··· DATASET RECORDS ···

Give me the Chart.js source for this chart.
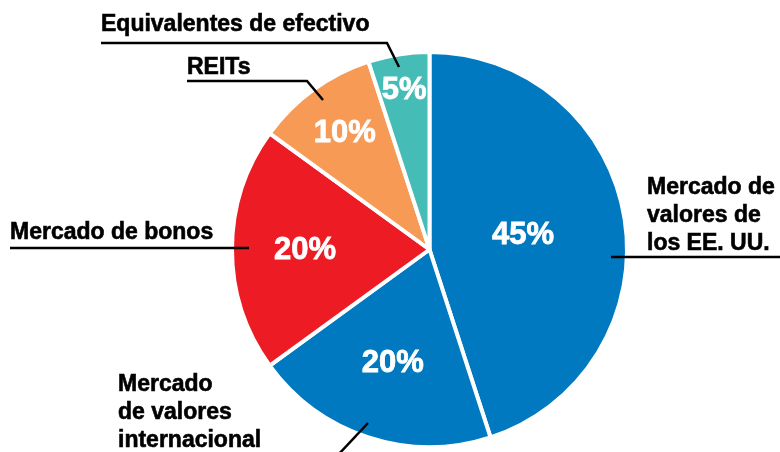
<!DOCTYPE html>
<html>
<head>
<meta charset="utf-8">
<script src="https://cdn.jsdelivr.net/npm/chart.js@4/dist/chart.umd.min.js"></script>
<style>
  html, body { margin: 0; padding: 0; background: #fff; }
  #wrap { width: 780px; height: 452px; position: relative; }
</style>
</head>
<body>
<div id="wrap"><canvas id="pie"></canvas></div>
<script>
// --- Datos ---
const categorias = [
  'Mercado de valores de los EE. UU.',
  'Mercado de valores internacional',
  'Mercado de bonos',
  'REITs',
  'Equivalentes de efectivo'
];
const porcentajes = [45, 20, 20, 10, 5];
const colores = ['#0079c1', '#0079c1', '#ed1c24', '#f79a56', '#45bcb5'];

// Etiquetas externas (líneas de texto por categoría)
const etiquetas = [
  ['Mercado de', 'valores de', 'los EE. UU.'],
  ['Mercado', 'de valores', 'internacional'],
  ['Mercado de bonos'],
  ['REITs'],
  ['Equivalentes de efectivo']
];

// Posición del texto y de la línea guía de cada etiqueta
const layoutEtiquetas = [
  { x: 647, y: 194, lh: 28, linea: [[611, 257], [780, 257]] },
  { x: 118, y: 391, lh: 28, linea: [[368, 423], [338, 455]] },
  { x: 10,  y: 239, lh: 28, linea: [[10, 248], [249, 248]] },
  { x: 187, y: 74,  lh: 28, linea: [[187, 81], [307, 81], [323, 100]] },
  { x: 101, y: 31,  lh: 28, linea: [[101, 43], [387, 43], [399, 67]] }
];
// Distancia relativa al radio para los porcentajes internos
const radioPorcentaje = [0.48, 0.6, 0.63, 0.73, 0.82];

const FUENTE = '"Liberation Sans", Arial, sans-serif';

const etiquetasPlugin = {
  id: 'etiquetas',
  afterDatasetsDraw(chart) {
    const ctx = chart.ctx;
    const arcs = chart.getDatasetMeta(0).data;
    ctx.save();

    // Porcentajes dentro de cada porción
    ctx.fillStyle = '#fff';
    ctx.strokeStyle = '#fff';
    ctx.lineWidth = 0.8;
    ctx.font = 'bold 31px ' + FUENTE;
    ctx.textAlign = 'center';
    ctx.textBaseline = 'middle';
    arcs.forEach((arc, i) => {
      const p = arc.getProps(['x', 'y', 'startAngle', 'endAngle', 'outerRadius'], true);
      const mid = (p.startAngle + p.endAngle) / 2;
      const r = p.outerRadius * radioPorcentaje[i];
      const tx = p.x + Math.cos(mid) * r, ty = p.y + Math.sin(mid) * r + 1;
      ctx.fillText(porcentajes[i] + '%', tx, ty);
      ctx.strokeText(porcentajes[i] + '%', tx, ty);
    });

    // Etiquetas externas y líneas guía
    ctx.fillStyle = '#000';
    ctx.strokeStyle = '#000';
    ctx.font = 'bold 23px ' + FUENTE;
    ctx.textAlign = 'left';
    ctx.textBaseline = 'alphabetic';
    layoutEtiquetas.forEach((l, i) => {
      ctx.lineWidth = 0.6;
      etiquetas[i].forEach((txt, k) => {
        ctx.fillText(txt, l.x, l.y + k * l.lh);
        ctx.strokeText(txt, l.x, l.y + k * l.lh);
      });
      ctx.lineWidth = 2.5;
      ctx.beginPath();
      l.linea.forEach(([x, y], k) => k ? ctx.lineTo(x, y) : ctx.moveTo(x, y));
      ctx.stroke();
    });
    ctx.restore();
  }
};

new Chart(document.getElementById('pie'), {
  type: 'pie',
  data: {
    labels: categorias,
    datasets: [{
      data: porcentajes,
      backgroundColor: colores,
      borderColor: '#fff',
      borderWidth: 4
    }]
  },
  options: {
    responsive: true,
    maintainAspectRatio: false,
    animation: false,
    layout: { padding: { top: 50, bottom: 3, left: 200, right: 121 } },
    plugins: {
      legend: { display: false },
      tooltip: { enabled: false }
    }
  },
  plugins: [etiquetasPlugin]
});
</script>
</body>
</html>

···
··· DATASET RECORDS ···

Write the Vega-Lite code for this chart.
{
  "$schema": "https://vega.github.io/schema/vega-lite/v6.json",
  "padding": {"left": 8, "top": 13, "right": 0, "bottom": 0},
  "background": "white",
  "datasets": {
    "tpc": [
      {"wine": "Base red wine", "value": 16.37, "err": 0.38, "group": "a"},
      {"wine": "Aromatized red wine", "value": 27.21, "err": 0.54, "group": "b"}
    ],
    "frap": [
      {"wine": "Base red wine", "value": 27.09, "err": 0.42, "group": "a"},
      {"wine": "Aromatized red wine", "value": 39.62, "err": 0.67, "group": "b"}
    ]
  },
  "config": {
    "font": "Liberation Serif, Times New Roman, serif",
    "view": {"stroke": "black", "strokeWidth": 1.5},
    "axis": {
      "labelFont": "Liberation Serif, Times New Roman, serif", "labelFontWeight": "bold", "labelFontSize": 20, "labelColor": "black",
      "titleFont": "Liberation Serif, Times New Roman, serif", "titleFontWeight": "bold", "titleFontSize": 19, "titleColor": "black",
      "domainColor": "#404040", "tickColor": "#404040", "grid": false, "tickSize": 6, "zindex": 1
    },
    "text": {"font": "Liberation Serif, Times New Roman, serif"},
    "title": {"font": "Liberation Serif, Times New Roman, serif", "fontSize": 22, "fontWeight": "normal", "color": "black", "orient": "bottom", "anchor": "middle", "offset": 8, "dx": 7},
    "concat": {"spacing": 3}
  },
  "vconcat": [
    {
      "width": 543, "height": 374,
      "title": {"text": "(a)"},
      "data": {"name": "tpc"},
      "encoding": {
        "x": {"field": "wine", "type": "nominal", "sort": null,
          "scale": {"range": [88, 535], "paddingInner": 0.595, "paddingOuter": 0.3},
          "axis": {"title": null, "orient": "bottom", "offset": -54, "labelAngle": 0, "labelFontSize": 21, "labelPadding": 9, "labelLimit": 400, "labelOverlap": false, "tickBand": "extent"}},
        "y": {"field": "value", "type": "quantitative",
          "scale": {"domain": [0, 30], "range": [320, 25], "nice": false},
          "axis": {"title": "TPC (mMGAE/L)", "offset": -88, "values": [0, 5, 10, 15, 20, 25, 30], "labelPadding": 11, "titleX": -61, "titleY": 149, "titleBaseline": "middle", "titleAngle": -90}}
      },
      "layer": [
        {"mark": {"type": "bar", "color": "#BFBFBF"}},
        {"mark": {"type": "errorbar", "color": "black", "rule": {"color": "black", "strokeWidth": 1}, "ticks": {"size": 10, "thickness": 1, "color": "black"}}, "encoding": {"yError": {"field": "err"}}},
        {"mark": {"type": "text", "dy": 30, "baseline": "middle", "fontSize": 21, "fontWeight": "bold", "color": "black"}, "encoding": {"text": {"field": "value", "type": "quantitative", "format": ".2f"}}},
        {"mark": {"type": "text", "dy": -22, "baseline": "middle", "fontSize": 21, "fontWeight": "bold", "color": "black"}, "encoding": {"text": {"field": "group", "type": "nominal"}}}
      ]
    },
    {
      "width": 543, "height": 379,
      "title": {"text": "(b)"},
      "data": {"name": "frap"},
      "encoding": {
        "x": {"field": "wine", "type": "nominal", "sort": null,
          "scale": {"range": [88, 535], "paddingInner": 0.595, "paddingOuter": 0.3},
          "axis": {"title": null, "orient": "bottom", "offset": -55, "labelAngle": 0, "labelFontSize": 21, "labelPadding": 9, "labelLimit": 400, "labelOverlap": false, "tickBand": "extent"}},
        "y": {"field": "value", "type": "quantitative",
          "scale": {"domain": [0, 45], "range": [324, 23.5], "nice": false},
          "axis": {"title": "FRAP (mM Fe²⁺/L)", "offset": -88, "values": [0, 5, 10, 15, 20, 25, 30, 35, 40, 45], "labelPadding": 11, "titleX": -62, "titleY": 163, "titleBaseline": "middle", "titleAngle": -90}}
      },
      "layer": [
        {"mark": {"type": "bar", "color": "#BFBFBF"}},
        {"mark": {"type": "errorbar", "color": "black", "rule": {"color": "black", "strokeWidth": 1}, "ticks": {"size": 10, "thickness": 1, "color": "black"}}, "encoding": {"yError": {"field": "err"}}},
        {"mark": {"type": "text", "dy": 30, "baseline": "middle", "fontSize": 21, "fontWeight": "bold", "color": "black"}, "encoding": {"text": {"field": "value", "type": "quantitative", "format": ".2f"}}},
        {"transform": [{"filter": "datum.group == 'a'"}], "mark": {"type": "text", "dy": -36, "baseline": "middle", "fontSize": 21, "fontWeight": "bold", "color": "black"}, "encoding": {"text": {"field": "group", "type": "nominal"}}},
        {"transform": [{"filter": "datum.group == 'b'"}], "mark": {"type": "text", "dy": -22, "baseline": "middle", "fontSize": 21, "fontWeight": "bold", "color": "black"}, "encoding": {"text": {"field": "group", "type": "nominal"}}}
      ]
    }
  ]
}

···
··· DATASET RECORDS ···

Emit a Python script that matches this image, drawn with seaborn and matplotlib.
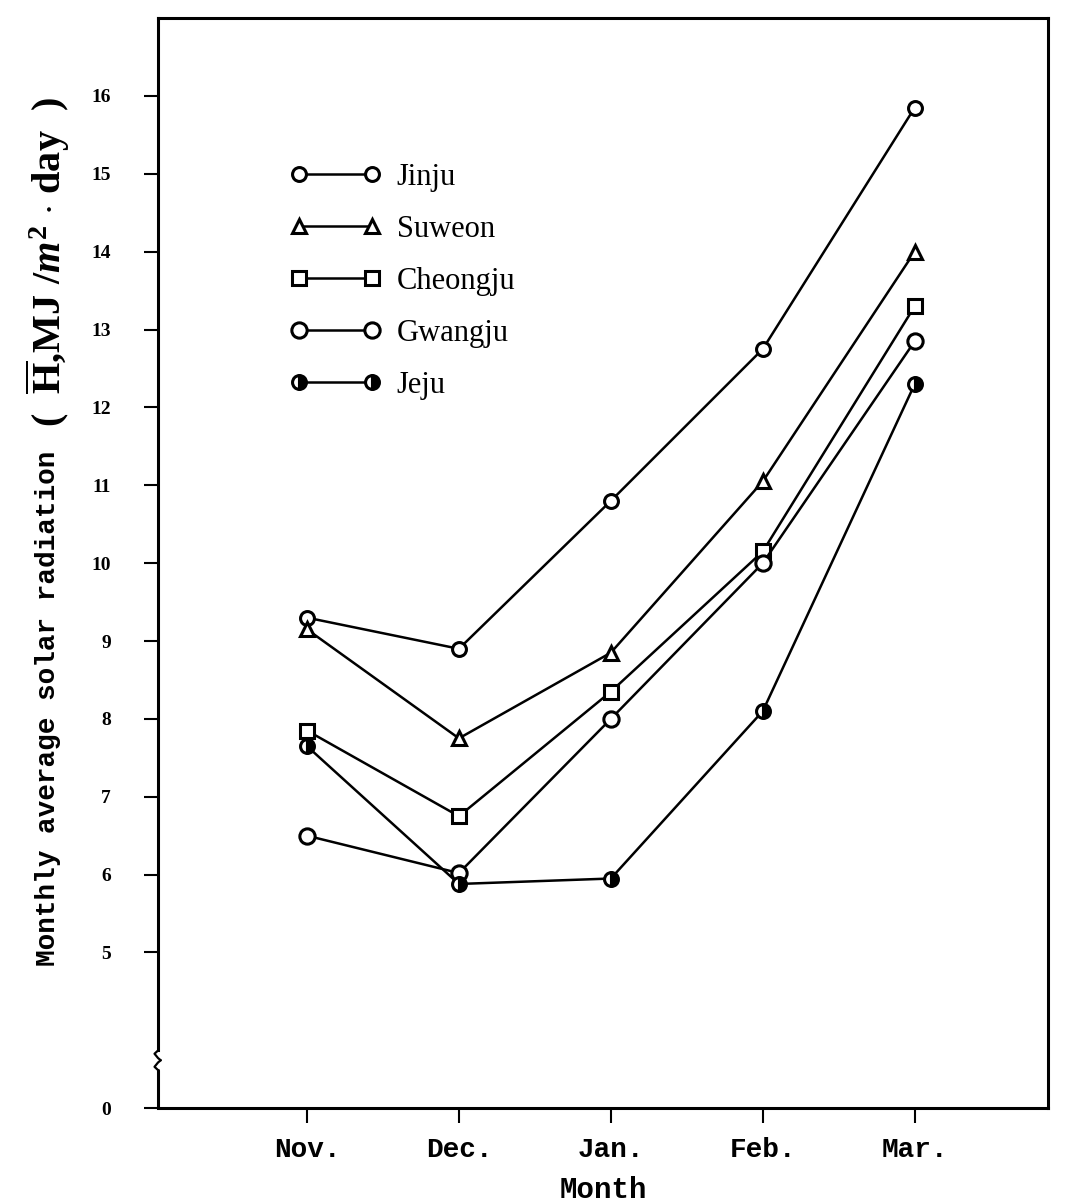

···

» **THE PROBLEM**: Note each line of the entries that has "script" in it, and copy those lines.

» **REPLY TO THE EXERCISE**:
<script src="https://cdn.jsdelivr.net/npm/chart.js@4/dist/chart.umd.min.js"></script>
<script>
</script>
Emit a Python script that matches this image, drawn with seaborn and matplotlib.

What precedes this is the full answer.